3. Complete the square for y: Take half of the coefficient of y (-4/2 = -2), square it ((-2)² = 4), and add it to both sides: (x² + 6x + 9) + (y² - 4y + 4) = 3 + 9 + 4

4. Factor and simplify: (x + 3)² + (y - 2)² = 16

This is now in standard form, revealing a circle with center (-3, 2) and radius 4.

Advanced Considerations and Applications

The ability to rewrite equations in standard form extends far beyond basic algebra. It's essential in various mathematical contexts, including:

• Graphing: Standard form provides immediate insights into the graph of an equation. For example, the standard form of a linear equation allows for easy determination of intercepts. Similarly, the standard form of a circle reveals its center and radius.

• Solving Systems of Equations: Standard form simplifies solving systems of equations using methods such as elimination or substitution.

• Calculus: Standard form can simplify the process of finding derivatives and integrals.

• Linear Programming: Standard form is crucial in formulating and solving linear programming problems.

• Computer Graphics: Standard forms are fundamental in representing geometric shapes and transformations within computer graphics.

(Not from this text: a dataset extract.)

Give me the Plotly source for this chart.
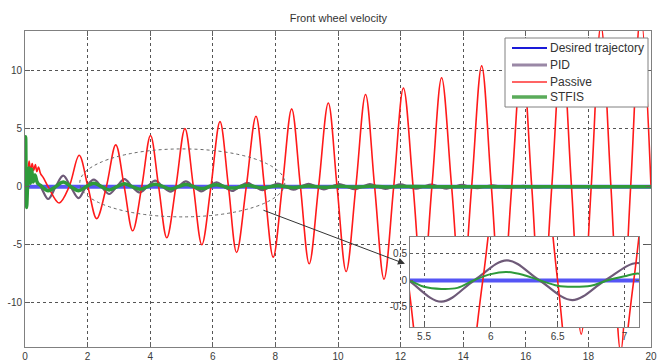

Mastering the skill of rewriting equations in standard form equips you with a powerful tool for understanding and manipulating mathematical relationships. Consistent practice with diverse examples will solidify your understanding and enable you to tackle more complex problems with confidence. Remember to always pay close attention to the specific requirements of the standard form for each type of equation. Practice will make you proficient in navigating the nuances of rewriting equations and unlocking a deeper understanding of their underlying mathematical principles.